The following is a list of free parameters:
N: Total population, N = S+E+I+R+D
beta: Rate of exposure (S -> E)
gamma: Rate of recovering (I -> R)
delta: Incubation period
alpha: Fatality rate
rho: Rate at which individuals expire
lockdown: Day of lockdown (-1 => no lockdown)
beta_decay: Beta decay due to lockdown
beta_decay_rate: Speed of beta decay
Provide upper or lower bounds for each parameter you want to control. The following is a list of valid parameters:
N_minN_maxbeta_minbeta_maxgamma_mingamma_maxdelta_mindelta_maxalpha_minalpha_maxrho_minrho_maxlockdown_minlockdown_maxbeta_decay_minbeta_decay_maxbeta_decay_rate_minbeta_decay_rate_max
You can change any subset of parameters. For example:
ts_target_trafo_epidemic_params_dict="{'N_min': 1000, 'beta_max': 0.2}"
Refer to https://en.wikipedia.org/wiki/Compartmental_models_in_epidemiology and https://arxiv.org/abs/1411.3435 for more information on the SEIRD model.
Note: In cases where death rates are very low, the SEIR model can speed up calculations significantly. To get the SEIR model, set alpha_min=alpha_max=rho_min=rho_max=beta_decay_rate_min=beta_decay_rate_max=0 and lockdown_min=lockdown_max=-1.
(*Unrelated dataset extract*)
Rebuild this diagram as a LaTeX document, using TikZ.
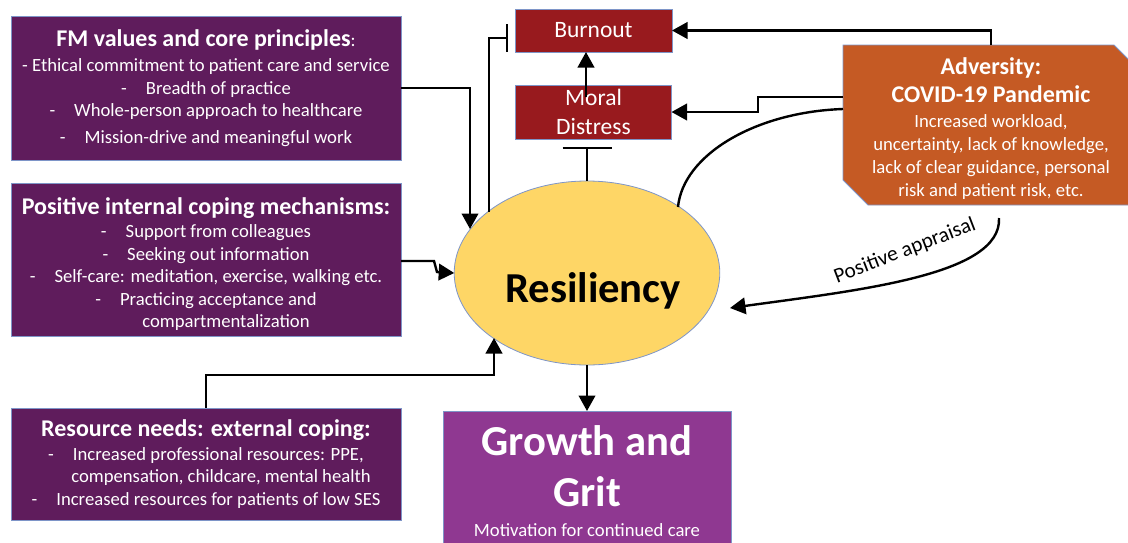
\documentclass[tikz,border=0pt]{standalone}
\usepackage{fontspec}
\setmainfont{Carlito}
\usetikzlibrary{arrows.meta,calc,shapes.geometric}
\definecolor{fmpurple}{HTML}{5F1C5C}
\definecolor{growpurple}{HTML}{8F3891}
\definecolor{burnred}{HTML}{981A1E}
\definecolor{advorange}{HTML}{C55A24}
\definecolor{resyellow}{HTML}{FED666}
\definecolor{edge}{HTML}{7E95C8}
\newcommand{\ttlfont}{\bfseries\fontsize{24}{24}\selectfont}
\newcommand{\dsh}{-\hspace{19pt}}
\begin{document}
\begin{tikzpicture}[x=1pt,y=-1pt,
  every node/.style={inner sep=0pt,outer sep=0pt},
  pbox/.style={draw=edge,line width=0.8pt,fill=fmpurple,text=white,minimum width=390pt,align=center,font=\fontsize{18.67}{22.5}\selectfont},
  rbox/.style={draw=edge,line width=0.8pt,fill=burnred,text=white,align=center,font=\fontsize{23.5}{29}\selectfont},
  arr/.style={line width=2.4pt,-{Triangle[length=15.5pt,width=16.5pt]}},
  inh/.style={line width=2.4pt,-{Bar[width=28pt]}},
  inhwide/.style={line width=2.4pt,-{Bar[width=49pt]}},
  link/.style={line width=2.4pt}]
\useasboundingbox (0,0) rectangle (1128,542);
\clip (0,0) rectangle (1128,542);

% left boxes
\node[pbox,minimum height=144pt] (fm) at (206,88)
 {{\ttlfont FM values and core principles}:\\[3pt]
  - Ethical commitment to patient care and service\\
  \dsh Breadth of practice\\
  \dsh Whole-person approach to healthcare\\[4pt]
  \dsh Mission-drive and meaningful work};

\node[pbox,minimum height=153pt] (pic) at (206,259.5)
 {\rule{0pt}{26pt}{\ttlfont Positive internal coping mechanisms:}\\[1pt]
  \dsh Support from colleagues\\
  \dsh Seeking out information\\
  \dsh Self-care: meditation, exercise, walking etc.\\
  \dsh Practicing acceptance and\\
  \hspace*{40pt}compartmentalization};

\node[pbox,minimum height=112pt] (need) at (206,464)
 {{\ttlfont Resource needs: external coping:}\\[1pt]
  \dsh Increased professional resources: PPE,\\
  \hspace*{30pt}compensation, childcare, mental health\\
  \dsh Increased resources for patients of low SES};

% red boxes
\node[rbox,minimum width=157pt,minimum height=43pt] (burn) at (593.5,30.5) {Burnout};
\node[rbox,minimum width=156pt,minimum height=54pt] (moral) at (593.5,112) {Moral\\Distress};

% adversity
\node[minimum width=296pt,minimum height=160pt] (adv) at (991,125) {};
\fill[advorange,draw=edge,line width=0.8pt]
  (adv.north west) -- ($(adv.north east)+(-25,0)$) -- ($(adv.north east)+(0,25)$)
  -- (adv.south east) -- ($(adv.south west)+(25,0)$) -- ($(adv.south west)+(0,-25)$) -- cycle;
\node[text=white,align=center,font=\fontsize{18.67}{23}\selectfont] (advtxt) at ($(adv.center)+(0,4)$)
 {{\ttlfont Adversity:}\\[5pt]
  {\ttlfont COVID-19 Pandemic}\\[2pt]
  Increased workload,\\
  uncertainty, lack of knowledge,\\
  lack of clear guidance, personal\\
  risk and patient risk, etc.};

% resiliency
\node[ellipse,draw=edge,line width=0.8pt,fill=resyellow,minimum width=262pt,minimum height=184pt,
  text height=67pt,text depth=9pt,font=\bfseries\fontsize{42.67}{46}\selectfont] (res) at (587,273)
  {\hspace*{12pt}Resiliency};

% growth
\node[draw=edge,line width=0.8pt,fill=growpurple,text=white,minimum width=288pt,minimum height=140pt,
  anchor=north,align=center,font=\bfseries\fontsize{42.67}{51}\selectfont] (grow) at (587,411)
  {Growth and\\Grit\\[-21pt]{\mdseries\fontsize{18.67}{20}\selectfont Motivation for continued care}};

% connectors
\draw[arr] (fm.east) -| ($(res.center)+(-117,-44)$);
\draw[inh] ($(res.center)+(-98,-61)$) |- ($(burn.west)+(-7,7.5)$);
\draw[arr] ($(pic.east)+(0,1.5)$) -- ++(33,0) -- ++(3,11) -- (res.west);
\draw[arr] (need.north) |- ($(res.center)+(-93,102)$) -- ($(res.center)+(-93,65)$);
\draw[arr] (res.south) -- (grow.north);
\draw[inhwide,shorten >=8pt] (res.north) -- (res.north |- moral.south);
\draw[arr] ($(moral.north)+(-7.5,12)$) -- ($(burn.south)+(-7.5,0)$);
\draw[arr] ($(adv.north west)+(148,0)$) |- (burn.east);
\draw[arr] ($(adv.north west)+(0,52)$) -- ++(-85,0) |- (moral.east);
\draw[link] ($(adv.north west)+(0,64)$) .. controls (755,112) and (683,155) .. ($(res.center)+(91,-66)$);
\coordinate (pa) at ($(adv.south west)+(156,13)$);
\draw[arr] (pa) .. controls (1002,275) and (860,290) .. ($(res.center)+(143,35)$);
\node[rotate=21,font=\fontsize{21.3}{24}\selectfont] (palbl) at (905,251) {Positive appraisal};
\end{tikzpicture}
\end{document}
Which SEIRD Model Component the Target Column Corresponds To¶
Specify a SEIRD model component for the target column to correspond to. Select from the following:
I (Default): Infected
R: Recovered
D: Deceased
Time Series Lag-Based Target Transformation¶
Specify whether to use either the difference between or ratio of the current target and a lagged target. Select from None (default), Difference, and Ratio.
Notes:
MOJO support is currently disabled when this setting is enabled.
The corresponding lag size is specified with the Lag Size Used for Time Series Target Transformation expert setting.
Lag Size Used for Time Series Target Transformation¶
Specify the lag size used for time series target transformation. Specify this setting when using the Time Series Lag-Based Target Transformation setting. This value defaults to -1.